12. En statuant ainsi, alors qu'il résultait de ses constatations que l'acte authentique de vente n'était pas un élément du consentement des parties mais une simple modalité d'exécution de la vente que la levée de l'option par le bénéficiaire avait rendue parfaite, la cour d'appel a violé les textes susvisés.
Et sur le moyen, pris en sa première branche
Enoncé du moyen
13. Le promettant fait le même grief à l'arrêt, alors « que la levée d'option par le bénéficiaire d'une promesse unilatérale de vente, même conclue antérieurement à l'entrée en vigueur de l'ordonnance n° 2016-131 du 10 février 2016, rend la vente parfaite : qu'en opposant que la promesse unilatérale litigieuse n'était pas soumise aux dispositions issues de l'ordonnance du 10 février 2016 pour en déduire que M. [Z] ne pouvait forcer à l'exécution de la vente en dépit de la levée de l'option par les bénéficiaires de la promesse, la cour d'appel a violé les articles 1101 ancien, 1134 ancien et 1583 du code civil. »
Réponse de la cour
Vu l'article 1134 du code civil, dans sa rédaction antérieure à celle issue de l'ordonnance n° 2016-131 du 10 février 2016, et l'article 1589 du même code :
14. Aux termes du premier de ces textes, les conventions légalement formées tiennent lieu de loi à ceux qui les ont faites.

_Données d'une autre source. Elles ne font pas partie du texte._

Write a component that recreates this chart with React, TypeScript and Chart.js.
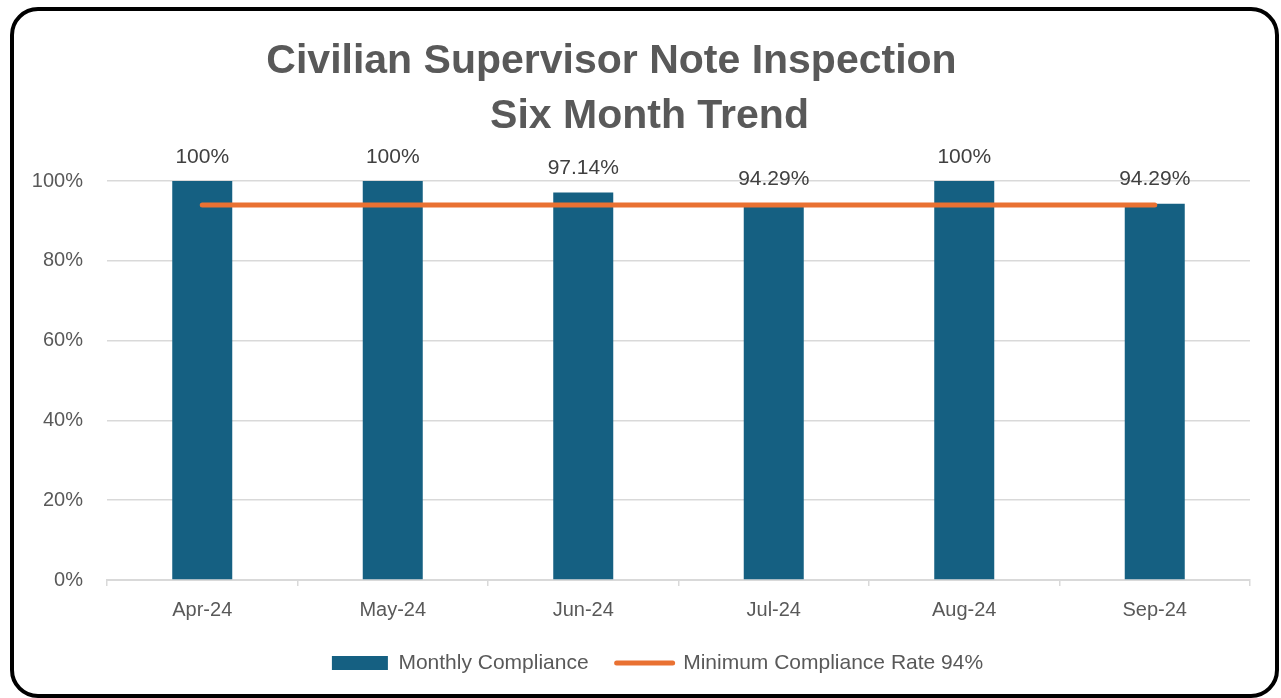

15. Aux termes du second, la promesse de vente vaut vente, lorsqu'il y a consentement réciproque des deux parties sur la chose et sur le prix.
16. Pour rejeter la demande, l'arrêt retient que la jurisprudence antérieure à l'ordonnance du 10 février 2016, applicable en l'espèce, n'admet la possibilité de faire procéder à l'exécution forcée d'une promesse unilatérale de vente que dans l'hypothèse d'une stipulation contractuelle spécifique et que l'acte en cause en ce qu'il porte sur l'exécution forcée par voie judiciaire ne mentionne que le bénéficiaire de la promesse.
17. En statuant ainsi, alors que la jurisprudence antérieure à l'ordonnance du 10 février 2016, qui n'a pas été modifiée sur ce point par l'arrêt du 23 juin 2021 ( 3e Civ, 23 juin 2021, pourvoi n° 20-17.554), comme la clause de l'avant-contrat relative à son exécution forcée, ne régissent que les conséquences juridiques, pour le promettant, de son engagement définitif de vendre dès la signature de la promesse unilatérale de vente, excluant qu'il puisse se rétracter avant la levée de l'option par le bénéficiaire ou, postérieurement à celle-ci, refuser de réaliser la vente devenue parfaite, la cour d'appel a violé les textes susvisés.
Dispositif
PAR CES MOTIFS, la Cour :
CASSE ET ANNULE, sauf en ce qu'il prononce la mise hors de cause de Mme [R] et rejette la demande indemnitaire de M. [Z], l'arrêt rendu le 9 décembre 2021, entre les parties, par la cour d'appel de Dijon ;
Remet, sauf sur ces points, l'affaire et les parties dans l'état où elles se trouvaient avant cet arrêt et les renvoie devant la cour d'appel de Lyon ;
Condamne M. [V] et la société civile immobilière Augustodunum aux dépens ;
En application de l'article 700 du code de procédure civile, rejette la demande formée par M. [V] et la société civile immobilière Augustodunum et les condamne in solidum à payer à M. [Z] la somme de 3 000 euros.
Dit que sur les diligences du procureur général près la Cour de cassation, le présent arrêt sera transmis pour être transcrit en marge ou à la suite de l'arrêt partiellement cassé ;
Ainsi fait et jugé par la Cour de cassation, troisième chambre civile, et prononcé par le président en son audience publique du vingt-deux juin deux mille vingt-trois.